As the furnace nears the critical point where the bloom can be removed, everyone gathers around for the initial consolidation. Hammering on the raw bloom helps break off slag, condense the relatively spongy structure of the steel, and reveal the character of the final product. Cast irons will be difficult to forge and crumble easily, while lower carbon steels will compact more readily.


When the stack has burned low enough, the bricks of the plinth are pulled carefully away. Instead of breaking the walls of the furnace, this design allows for the bloom to be pulled from the bottom and the lower third of the stack to be lifted away.


There is a critical moment when the last remaining coals flood out with the bloom in a deluge of fire. At night, this is a spectacular show rivalled only by tapping the slag that pours out in a winding river.

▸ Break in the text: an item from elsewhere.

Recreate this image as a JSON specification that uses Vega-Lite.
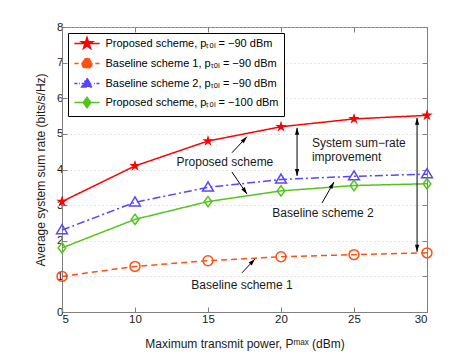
{
  "$schema": "https://vega.github.io/schema/vega-lite/v6.json",
  "width": 365,
  "height": 285,
  "autosize": {"type": "none"},
  "padding": {"left": 62, "top": 27, "right": 44, "bottom": 40},
  "config": {
    "font": "Liberation Sans",
    "view": {"stroke": "#808080", "strokeWidth": 1},
    "axis": {
      "domainColor": "#808080",
      "tickColor": "#808080",
      "labelColor": "#1a1a1a",
      "titleColor": "#1a1a1a",
      "labelFontSize": 11.5,
      "titleFontSize": 12,
      "titleFontWeight": "normal",
      "tickSize": -5,
      "labelPadding": 4,
      "gridColor": "#c8c8c8",
      "gridDash": [1, 3]
    },
    "legend": {
      "orient": "top-left",
      "offset": 6,
      "strokeColor": "#000000",
      "fillColor": "#ffffff",
      "padding": 5,
      "symbolSize": 81,
      "symbolStrokeWidth": 1.5,
      "symbolOpacity": 1,
      "symbolFillColor": "transparent",
      "labelFontSize": 11,
      "labelColor": "#000000",
      "labelLimit": 400,
      "symbolOffset": 8.5,
      "labelOffset": 13,
      "rowPadding": 3
    }
  },
  "datasets": {
    "series": [
      {"x": 5, "y": 3.1, "series": "Proposed scheme, pₜₒₗ = −90 dBm"},
      {"x": 10, "y": 4.1, "series": "Proposed scheme, pₜₒₗ = −90 dBm"},
      {"x": 15, "y": 4.8, "series": "Proposed scheme, pₜₒₗ = −90 dBm"},
      {"x": 20, "y": 5.2, "series": "Proposed scheme, pₜₒₗ = −90 dBm"},
      {"x": 25, "y": 5.42, "series": "Proposed scheme, pₜₒₗ = −90 dBm"},
      {"x": 30, "y": 5.52, "series": "Proposed scheme, pₜₒₗ = −90 dBm"},
      {"x": 5, "y": 1.0, "series": "Baseline scheme 1, pₜₒₗ = −90 dBm"},
      {"x": 10, "y": 1.28, "series": "Baseline scheme 1, pₜₒₗ = −90 dBm"},
      {"x": 15, "y": 1.44, "series": "Baseline scheme 1, pₜₒₗ = −90 dBm"},
      {"x": 20, "y": 1.55, "series": "Baseline scheme 1, pₜₒₗ = −90 dBm"},
      {"x": 25, "y": 1.61, "series": "Baseline scheme 1, pₜₒₗ = −90 dBm"},
      {"x": 30, "y": 1.66, "series": "Baseline scheme 1, pₜₒₗ = −90 dBm"},
      {"x": 5, "y": 2.3, "series": "Baseline scheme 2, pₜₒₗ = −90 dBm"},
      {"x": 10, "y": 3.08, "series": "Baseline scheme 2, pₜₒₗ = −90 dBm"},
      {"x": 15, "y": 3.5, "series": "Baseline scheme 2, pₜₒₗ = −90 dBm"},
      {"x": 20, "y": 3.72, "series": "Baseline scheme 2, pₜₒₗ = −90 dBm"},
      {"x": 25, "y": 3.81, "series": "Baseline scheme 2, pₜₒₗ = −90 dBm"},
      {"x": 30, "y": 3.87, "series": "Baseline scheme 2, pₜₒₗ = −90 dBm"},
      {"x": 5, "y": 1.8, "series": "Proposed scheme, pₜₒₗ = −100 dBm"},
      {"x": 10, "y": 2.6, "series": "Proposed scheme, pₜₒₗ = −100 dBm"},
      {"x": 15, "y": 3.1, "series": "Proposed scheme, pₜₒₗ = −100 dBm"},
      {"x": 20, "y": 3.4, "series": "Proposed scheme, pₜₒₗ = −100 dBm"},
      {"x": 25, "y": 3.55, "series": "Proposed scheme, pₜₒₗ = −100 dBm"},
      {"x": 30, "y": 3.6, "series": "Proposed scheme, pₜₒₗ = −100 dBm"}
    ],
    "arrows": [
      {"x1": 16.64, "y1": 4.47, "x2": 17.67, "y2": 4.92, "both": false},
      {"x1": 16.64, "y1": 3.93, "x2": 17.67, "y2": 3.31, "both": false},
      {"x1": 21.1, "y1": 3.82, "x2": 21.1, "y2": 5.17, "both": true},
      {"x1": 29.32, "y1": 1.69, "x2": 29.32, "y2": 5.45, "both": true},
      {"x1": 22.81, "y1": 3.06, "x2": 23.63, "y2": 3.65, "both": false},
      {"x1": 17.33, "y1": 1.1, "x2": 18.22, "y2": 1.49, "both": false}
    ],
    "textsCenter": [
      {"x": 16.16, "y": 4.21, "label": "Proposed scheme"},
      {"x": 22.88, "y": 2.78, "label": "Baseline scheme 2"},
      {"x": 17.33, "y": 0.76, "label": "Baseline scheme 1"}
    ],
    "textsLeft": [
      {"x": 22.12, "y": 4.75, "label": "System sum−rate"},
      {"x": 22.12, "y": 4.35, "label": "improvement"}
    ]
  },
  "layer": [
    {
      "data": {"name": "series"},
      "transform": [{"filter": "datum.x > 1000"}],
      "mark": {"type": "point", "filled": false, "strokeWidth": 1.5, "size": 81},
      "encoding": {
        "x": {"field": "x", "type": "quantitative", "scale": {"domain": [5, 30], "nice": false}, "axis": null},
        "y": {"field": "y", "type": "quantitative", "scale": {"domain": [0, 8], "nice": false}, "axis": null},
        "color": {"field": "series", "type": "nominal",
          "scale": {"domain": ["Proposed scheme, pₜₒₗ = −90 dBm", "Baseline scheme 1, pₜₒₗ = −90 dBm", "Baseline scheme 2, pₜₒₗ = −90 dBm", "Proposed scheme, pₜₒₗ = −100 dBm"],
            "range": ["#ff0000", "#ff5014", "#5846ff", "#55c41a"]},
          "legend": {"title": null, "labelExpr": "datum.label + '\u00a0\u00a0\u00a0'"}},
        "shape": {"field": "series", "type": "nominal",
          "scale": {"domain": ["Proposed scheme, pₜₒₗ = −90 dBm", "Baseline scheme 1, pₜₒₗ = −90 dBm", "Baseline scheme 2, pₜₒₗ = −90 dBm", "Proposed scheme, pₜₒₗ = −100 dBm"],
            "range": [
              "M-2.8,0L2.8,0M0,-1.33L0.3,-0.41L1.27,-0.41L0.48,0.16L0.78,1.08L0,0.51L-0.78,1.08L-0.48,0.16L-1.27,-0.41L-0.3,-0.41ZM0,-0.96L0.22,-0.3L0.91,-0.3L0.35,0.12L0.56,0.78L0,0.37L-0.56,0.78L-0.35,0.12L-0.91,-0.3L-0.22,-0.3ZM0,-0.6L0.14,-0.18L0.57,-0.18L0.22,0.07L0.35,0.49L0,0.23L-0.35,0.49L-0.22,0.07L-0.57,-0.18L-0.14,-0.18ZM0,-0.27L0.25,-0.08L0.16,0.22L-0.16,0.22L-0.25,-0.08Z",
              "M-2.8,0L-1.85,0M-1.1,0L1.1,0M1.85,0L2.8,0M1.1,0A1.1,1.1 0 1,1 -1.1,0A1.1,1.1 0 1,1 1.1,0Z",
              "M-2.8,0L-2.1,0M-1.75,0L-1.55,0M-1.2,0L1.2,0M1.55,0L1.75,0M2.1,0L2.8,0M0,-1.2L1.2,0.8L-1.2,0.8Z",
              "M-2.8,0L2.8,0M0,-1.15L0.85,0L0,1.15L-0.85,0Z"]},
          "legend": {"title": null, "labelExpr": "datum.label + '\u00a0\u00a0\u00a0'"}}
      }
    },
    {
      "data": {"name": "series"},
      "mark": {"type": "line", "strokeWidth": 1.5},
      "encoding": {
        "x": {"field": "x", "type": "quantitative",
          "axis": {"orient": "bottom", "values": [5, 10, 15, 20, 25, 30], "grid": false, "title": "Maximum transmit power, Pᵐᵃˣ (dBm)", "titlePadding": 14, "labelPadding": 6}},
        "y": {"field": "y", "type": "quantitative",
          "axis": {"orient": "left", "values": [0, 1, 2, 3, 4, 5, 6, 7, 8], "grid": true, "title": "Average system sum rate (bits/s/Hz)", "titlePadding": 9}},
        "color": {"field": "series", "type": "nominal", "legend": null},
        "strokeDash": {"field": "series", "type": "nominal",
          "scale": {"domain": ["Proposed scheme, pₜₒₗ = −90 dBm", "Baseline scheme 1, pₜₒₗ = −90 dBm", "Baseline scheme 2, pₜₒₗ = −90 dBm", "Proposed scheme, pₜₒₗ = −100 dBm"],
            "range": [[1, 0], [6, 4], [8, 3, 2, 3], [1, 0]]}, "legend": null}
      }
    },
    {
      "data": {"name": "series"},
      "transform": [{"filter": "datum.series === 'Proposed scheme, pₜₒₗ = −90 dBm'"}],
      "mark": {"type": "point", "filled": true, "strokeWidth": 1.5, "size": 81, "opacity": 1,
        "shape": "M0,-1.33L0.3,-0.41L1.27,-0.41L0.48,0.16L0.78,1.08L0,0.51L-0.78,1.08L-0.48,0.16L-1.27,-0.41L-0.3,-0.41Z"},
      "encoding": {
        "x": {"field": "x", "type": "quantitative", "axis": null},
        "y": {"field": "y", "type": "quantitative", "axis": null},
        "color": {"field": "series", "type": "nominal", "legend": null}
      }
    },
    {
      "data": {"name": "series"},
      "transform": [{"filter": "datum.series === 'Baseline scheme 1, pₜₒₗ = −90 dBm'"}],
      "mark": {"type": "point", "filled": false, "strokeWidth": 1.5, "size": 81, "opacity": 1,
        "shape": "M1.1,0A1.1,1.1 0 1,1 -1.1,0A1.1,1.1 0 1,1 1.1,0Z"},
      "encoding": {
        "x": {"field": "x", "type": "quantitative", "axis": null},
        "y": {"field": "y", "type": "quantitative", "axis": null},
        "color": {"field": "series", "type": "nominal", "legend": null}
      }
    },
    {
      "data": {"name": "series"},
      "transform": [{"filter": "datum.series === 'Baseline scheme 2, pₜₒₗ = −90 dBm'"}],
      "mark": {"type": "point", "filled": false, "strokeWidth": 1.5, "size": 81, "opacity": 1,
        "shape": "M0,-1.2L1.2,0.8L-1.2,0.8Z"},
      "encoding": {
        "x": {"field": "x", "type": "quantitative", "axis": null},
        "y": {"field": "y", "type": "quantitative", "axis": null},
        "color": {"field": "series", "type": "nominal", "legend": null}
      }
    },
    {
      "data": {"name": "series"},
      "transform": [{"filter": "datum.series === 'Proposed scheme, pₜₒₗ = −100 dBm'"}],
      "mark": {"type": "point", "filled": false, "strokeWidth": 1.5, "size": 81, "opacity": 1,
        "shape": "M0,-1.15L0.85,0L0,1.15L-0.85,0Z"},
      "encoding": {
        "x": {"field": "x", "type": "quantitative", "axis": null},
        "y": {"field": "y", "type": "quantitative", "axis": null},
        "color": {"field": "series", "type": "nominal", "legend": null}
      }
    },
    {
      "data": {"name": "series"},
      "mark": {"type": "point", "opacity": 0},
      "encoding": {
        "x": {"field": "x", "type": "quantitative", "axis": {"orient": "top", "values": [5, 10, 15, 20, 25, 30], "labels": false, "title": null, "grid": false, "domain": false}},
        "y": {"field": "y", "type": "quantitative", "axis": {"orient": "right", "values": [0, 1, 2, 3, 4, 5, 6, 7, 8], "labels": false, "title": null, "grid": false, "domain": false}}
      }
    },
    {
      "data": {"name": "arrows"},
      "mark": {"type": "rule", "color": "#000000", "strokeWidth": 1},
      "encoding": {
        "x": {"field": "x1", "type": "quantitative", "axis": null},
        "y": {"field": "y1", "type": "quantitative", "axis": null},
        "x2": {"field": "x2"},
        "y2": {"field": "y2"}
      }
    },
    {
      "data": {"name": "arrows"},
      "transform": [
        {"calculate": "atan2((datum.x2 - datum.x1) * 14.6, (datum.y2 - datum.y1) * 35.625) * 180 / PI", "as": "ang"}
      ],
      "mark": {"type": "point", "shape": "M0,0L0.6,2L-0.6,2Z", "size": 49, "filled": true, "color": "#000000", "opacity": 1},
      "encoding": {
        "x": {"field": "x2", "type": "quantitative", "axis": null},
        "y": {"field": "y2", "type": "quantitative", "axis": null},
        "angle": {"field": "ang", "type": "quantitative", "scale": null}
      }
    },
    {
      "data": {"name": "arrows"},
      "transform": [
        {"filter": "datum.both"},
        {"calculate": "atan2((datum.x1 - datum.x2) * 14.6, (datum.y1 - datum.y2) * 35.625) * 180 / PI", "as": "ang"}
      ],
      "mark": {"type": "point", "shape": "M0,0L0.6,2L-0.6,2Z", "size": 49, "filled": true, "color": "#000000", "opacity": 1},
      "encoding": {
        "x": {"field": "x1", "type": "quantitative", "axis": null},
        "y": {"field": "y1", "type": "quantitative", "axis": null},
        "angle": {"field": "ang", "type": "quantitative", "scale": null}
      }
    },
    {
      "data": {"name": "textsCenter"},
      "mark": {"type": "text", "fontSize": 12, "align": "center", "baseline": "middle", "color": "#1a1a1a"},
      "encoding": {
        "x": {"field": "x", "type": "quantitative", "axis": null},
        "y": {"field": "y", "type": "quantitative", "axis": null},
        "text": {"field": "label"}
      }
    },
    {
      "data": {"name": "textsLeft"},
      "mark": {"type": "text", "fontSize": 12, "align": "left", "baseline": "middle", "color": "#1a1a1a"},
      "encoding": {
        "x": {"field": "x", "type": "quantitative", "axis": null},
        "y": {"field": "y", "type": "quantitative", "axis": null},
        "text": {"field": "label"}
      }
    }
  ],
  "resolve": {"axis": {"x": "independent", "y": "independent"}}
}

Guided out by a shovel and lifted onto a stump for consolidation, the bloom sits like a meteor.


Consolidation is an arduous process. Teams with sledge hammers and mauls strike like clockwork, compacting the unshapen mass into a more manageable shape. Bits of the bloom, faults and slag inclusions and regions of higher carbon content flake away, leaving behind a solid ancony (worked bloom).


Through the consolidation, it was immediately obvious that the bloom was closer to cast iron than mid to high carbon steel. The large pieces cracked easily and were reluctant to forge without splitting.


From large to small, most of the bloom showed consistent results.


In all, the smelt yielded just over 13kg of bloom, an enormous amount of material for the size of the smelter. This was the product of over 25kg of ore and iron sand.


A quick spark test by Mark Green shows that it is indeed a cast iron bloom. What will be done with it is anyone's guess, but it can be worked carefully as cast iron, or remelted and decarburized into a high carbon blade steel, used as contrasting layers for pattern welded steel, or a number of other things.